Cole Wick

No. 89
- Position: Tight end

Personal information
- Born: November 30, 1993 (age 32) Hallettsville, Texas, U.S.
- Listed height: 6 ft 6 in (1.98 m)
- Listed weight: 257 lb (117 kg)

Career information
- High school: Sacred Heart Catholic School (Hallettsville)
- College: Incarnate Word
- NFL draft: 2016: undrafted

Career history
- Detroit Lions (2016); San Francisco 49ers (2017–2018); Tennessee Titans (2018); Oakland Raiders (2019)*; New Orleans Saints (2019–2020)*;
- * Offseason or practice squad member only

Awards and highlights
- First-team All-Southland Conference (2015);

Career NFL statistics
- Receptions: 2
- Receiving yards: 18
- Stats at Pro Football Reference

= Cole Wick =

American football player (born 1993)

Cole Wick (born November 30, 1993) is an American former professional football player who was a tight end in the National Football League (NFL). He played college football for the Incarnate Word Cardinals.

==Early life==
Wick is from Hallettsville, Texas. He played high school football at Sacred Heart Catholic High.

==College career==
===Statistics===

| Year | Team | Rec | Yards | Avg | Long | Rec TDs |
|---|---|---|---|---|---|---|
| 2012 | Incarnate Word | 0 | 0 | 0.0 | 0 | 0 |
| 2013 | Incarnate Word | 11 | 118 | 10.7 | 21 | 1 |
| 2014 | Incarnate Word | 20 | 350 | 17.5 | 39 | 2 |
| 2015 | Incarnate Word | 30 | 364 | 12.1 | 26 | 2 |
| College totals |  | 61 | 832 | 13.6 | 39 | 5 |

==Professional career==
===Detroit Lions===
Wick went undrafted in the 2016 NFL draft. He had free agent offers from the Carolina Panthers and Oakland Raiders before signing with the Detroit Lions. Along with Myke Tavarres, who signed with the Philadelphia Eagles, Wick was the first Incarnate Word football player to make an NFL roster. On September 11, in the season opener against the Indianapolis Colts, Wick recorded his first career reception for five yards in his NFL debut. His rookie season came to an early end after suffering a knee injury. He was placed on injured reserve on November 1, 2016.
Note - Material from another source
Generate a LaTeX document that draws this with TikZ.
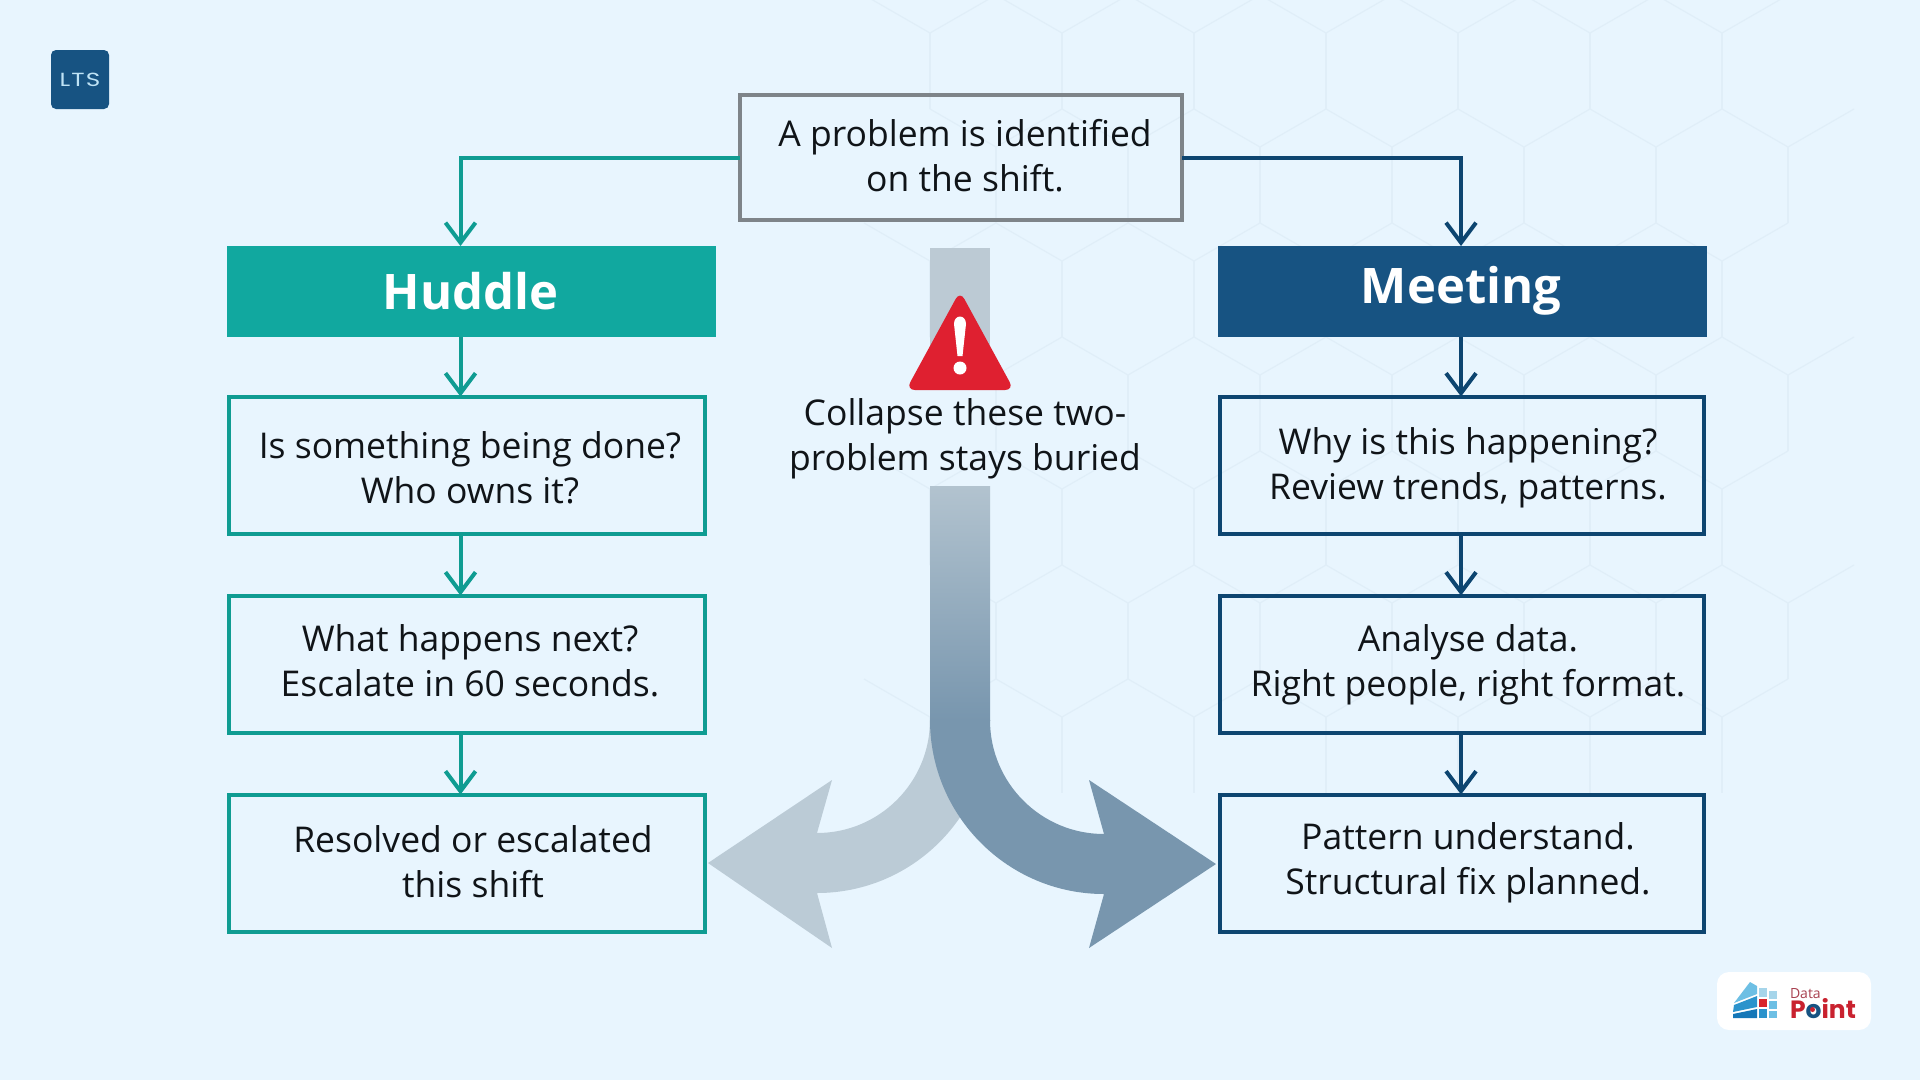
\documentclass[tikz,border=0pt]{standalone}
\usepackage{fontspec}
\setmainfont{Open Sans}
\newfontfamily\ltsfont[LetterSpace=6,FakeStretch=1.3]{Poppins}
\newfontfamily\logofont{Poppins}
\usetikzlibrary{positioning}
\usetikzlibrary{arrows.meta}
\definecolor{bgcol}{HTML}{E8F5FE}
\definecolor{hexcol}{HTML}{E0EEF8}
\definecolor{hudcol}{HTML}{11A89F}
\definecolor{hudline}{HTML}{0F9C92}
\definecolor{meetcol}{HTML}{175382}
\definecolor{meetline}{HTML}{0D4570}
\definecolor{topline}{HTML}{7E8489}
\definecolor{txtcol}{HTML}{101418}
\definecolor{warncol}{HTML}{DF2030}
\definecolor{pointcol}{HTML}{C9222F}
\definecolor{barpale}{HTML}{BCCAD4}
\definecolor{barmid}{HTML}{B2C3CF}
\definecolor{arrowpale}{HTML}{BBCBD6}
\definecolor{arrowdark}{HTML}{7896AE}
\definecolor{ltstxtcol}{HTML}{BFE3F5}
\definecolor{datacol}{HTML}{A8404F}
\definecolor{blockpale}{HTML}{A6D5EA}
\definecolor{blocklight}{HTML}{6DBFE4}
\definecolor{blockmid}{HTML}{2B93CC}
\definecolor{blockdark}{HTML}{1477B8}
\definecolor{blockred}{HTML}{D8262C}
\tikzset{x=1pt,y=-1pt,
    every node/.style={outer sep=0pt,inner sep=0pt},
    hexline/.style={draw=hexcol,line width=1.2pt},
    flowbox/.style={draw,line width=4pt,minimum height=137pt},
    hudbox/.style={flowbox,draw=hudline,minimum width=476pt},
    meetbox/.style={flowbox,draw=meetline,minimum width=484pt},
    headbox/.style={minimum height=91pt,text=white,font=\fontsize{49}{58}\selectfont\bfseries},
    txt/.style={align=center,text=txtcol,font=\fontsize{35.5}{45}\selectfont},
    link/.style={line width=4pt,-{Straight Barb[length=20pt,width=30pt,line width=4pt]}},
    hudlink/.style={link,draw=hudline},
    meetlink/.style={link,draw=meetline}}

\begin{document}
\begin{tikzpicture}
        \useasboundingbox (0,0) rectangle (1920,1080);
        \fill[bgcol] (0,0) rectangle (1920,1080);

        % faint honeycomb behind everything
        \foreach \r in {0,...,6}
            \foreach \c in {0,...,6} {
                \pgfmathsetmacro{\hx}{930+132*\c+66*mod(\r,2)}
                \pgfmathsetmacro{\hy}{33+114*\r}
                \draw[hexline] (\hx-66,\hy-38) -- (\hx,\hy) -- (\hx+66,\hy-38);
                \draw[hexline] (\hx,\hy) -- (\hx,\hy+76);
            }

        % boxes
        \node[draw=topline,line width=4pt,minimum width=442pt,minimum height=125pt] (top) at (961,157.5) {};
        \node[headbox,fill=hudcol,minimum width=489pt] (huddle) at (471.5,291.5) {};
        \node[hudbox,below=59.5pt of huddle,xshift=-4.5pt] (hud1) {};
        \node[hudbox,below=62pt of hud1] (hud2) {};
        \node[hudbox,below=62pt of hud2] (hud3) {};
        \node[headbox,fill=meetcol,minimum width=489pt] (meeting) at (1462.5,291.5) {};
        \node[meetbox,below=59.5pt of meeting,xshift=-0.5pt] (meet1) {};
        \node[meetbox,below=62pt of meet1] (meet2) {};
        \node[meetbox,below=62pt of meet2] (meet3) {};

        % texts sit a little off the box centres
        \node[txt] (toptxt) at (965,155.5) {A problem is identified\\on the shift.};
        \node[headbox,minimum height=0pt] (hudtxt) at (470.5,291) {Huddle};
        \node[headbox,minimum height=0pt] (meettxt) at (1461,291) {Meeting};
        \node[txt] (hud1txt) at (470,467.5) {Is something being done?\\Who owns it?};
        \node[txt] (hud2txt) at (470,661) {What happens next?\\Escalate in 60 seconds.};
        \node[txt] (hud3txt) at (473,862) {Resolved or escalated\\this shift};
        \node[txt] (meet1txt) at (1468,467.5) {Why is this happening?\\Review trends, patterns.};
        \node[txt] (meet2txt) at (1468,664.5) {Analyse data.\\Right people, right format.};
        \node[txt] (meet3txt) at (1468,863) {Pattern understand.\\Structural fix planned.};
        \node[txt] (warntxt) at (965,439) {Collapse these two-\\problem stays buried};

        % connectors
        \coordinate (hudlane) at (460.5,0);
        \coordinate (meetlane) at (1461,0);
        \draw[hudlink] (top.west) -| (huddle.north -| hudlane);
        \draw[hudlink] (huddle.south -| hudlane) -- (hud1.north -| hudlane);
        \draw[hudlink] (hud1.south -| hudlane) -- (hud2.north -| hudlane);
        \draw[hudlink] (hud2.south -| hudlane) -- (hud3.north -| hudlane);
        \draw[meetlink] (top.east) -| (meeting.north -| meetlane);
        \draw[meetlink] (meeting.south -| meetlane) -- (meet1.north -| meetlane);
        \draw[meetlink] (meet1.south -| meetlane) -- (meet2.north -| meetlane);
        \draw[meetlink] (meet2.south -| meetlane) -- (meet3.north -| meetlane);

        % the splitting arrow
        \fill[barpale] (930,248) rectangle (990,375);
        \fill[arrowpale] (930,720) .. controls (930,782.4) and (879.4,833) .. (817,833)
            -- (832,780) -- (708,863) -- (832,948) -- (817,893)
            .. controls (912.5,893) and (990,815.5) .. (990,720) -- cycle;
        \fill[top color=barmid,bottom color=arrowdark] (930,486) rectangle (990,720);
        \fill[arrowdark] (990,720) .. controls (990,783) and (1041,834) .. (1104,834)
            -- (1089,780) -- (1216,864) -- (1089,948) -- (1104,894)
            .. controls (1008,894) and (930,816) .. (930,720) -- cycle;

        % warning sign
        \fill[warncol,rounded corners=9pt] (960,291) -- (1014,390) -- (906,390) -- cycle;
        \fill[white] (954,324) .. controls (954,314) and (966,314) .. (966,324)
            -- (962.5,356) -- (957.5,356) -- cycle;
        \fill[white] (960,368) circle (6.5);

        % LTS badge
        \node[fill=meetcol,rounded corners=5pt,minimum width=58pt,minimum height=59pt] (ltsbadge) at (80,79.5) {};
        \node[text=ltstxtcol,font=\ltsfont\fontsize{19}{22}\selectfont] (ltstxt) at (80,80) {LTS};

        % Data Point badge
        \node[fill=white,rounded corners=12pt,minimum width=154pt,minimum height=58pt] (dpbadge) at (1794,1001) {};
        \fill[blocklight] (1750,982) -- (1757,986) -- (1757,994) -- (1734,1003) -- cycle;
        \fill[blockmid] (1757,996) -- (1757,1007) -- (1733,1012) -- (1734,1005) -- cycle;
        \fill[blockdark] (1757,1009) -- (1757,1018) -- (1733,1018) -- (1733,1014) -- cycle;
        \fill[blockpale] (1759,988) rectangle (1767,997);
        \fill[blockpale] (1769,991) rectangle (1777,999);
        \fill[blockred] (1759,999) rectangle (1767,1007);
        \fill[blocklight] (1769,1001) rectangle (1777,1009);
        \fill[blockmid] (1759,1009) rectangle (1767,1018);
        \fill[blocklight] (1769,1011) rectangle (1777,1018);
        \node[anchor=base west,text=datacol,font=\fontsize{14}{16}\selectfont] (dptxt) at (1790,998) {Data};
        \node[anchor=base west,text=pointcol,font=\logofont\fontsize{25}{28}\selectfont\bfseries] (pointtxt) at (1790,1018) {P{\color{meetcol}o}int};
        \fill[pointcol] (1812.5,1009.5) circle (2.5);
\end{tikzpicture}
\end{document}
On September 2, 2017, Wick was waived by the Lions and was signed to the practice squad the next day. He was released by the team on September 6, 2017.

===San Francisco 49ers===
On October 18, 2017, Wick was signed to the San Francisco 49ers' practice squad. He signed a reserve/future contract with the 49ers on January 2, 2018.

On October 16, 2018, Wick was waived by the 49ers and was re-signed to the practice squad.

===Tennessee Titans===
On December 11, 2018, Wick was signed by the Tennessee Titans off the 49ers practice squad after the injury of Jonnu Smith. He was placed on injured reserve on December 24, 2018.

On August 28, 2019, Wick was waived by the Titans.

In October 2019, Wick was selected by the Tampa Bay Vipers in the 2020 XFL draft.

===Oakland Raiders===
On December 4, 2019, Wick was signed to the Oakland Raiders practice squad. He was released on December 11.

===New Orleans Saints===
On December 27, 2019, Wick was signed to the New Orleans Saints practice squad. He signed a reserve/future contract with the Saints on January 7, 2020. On July 28, 2020, Wick announced he was opting out of the 2020 season due to the COVID-19 pandemic. He was waived after the season on February 12, 2021.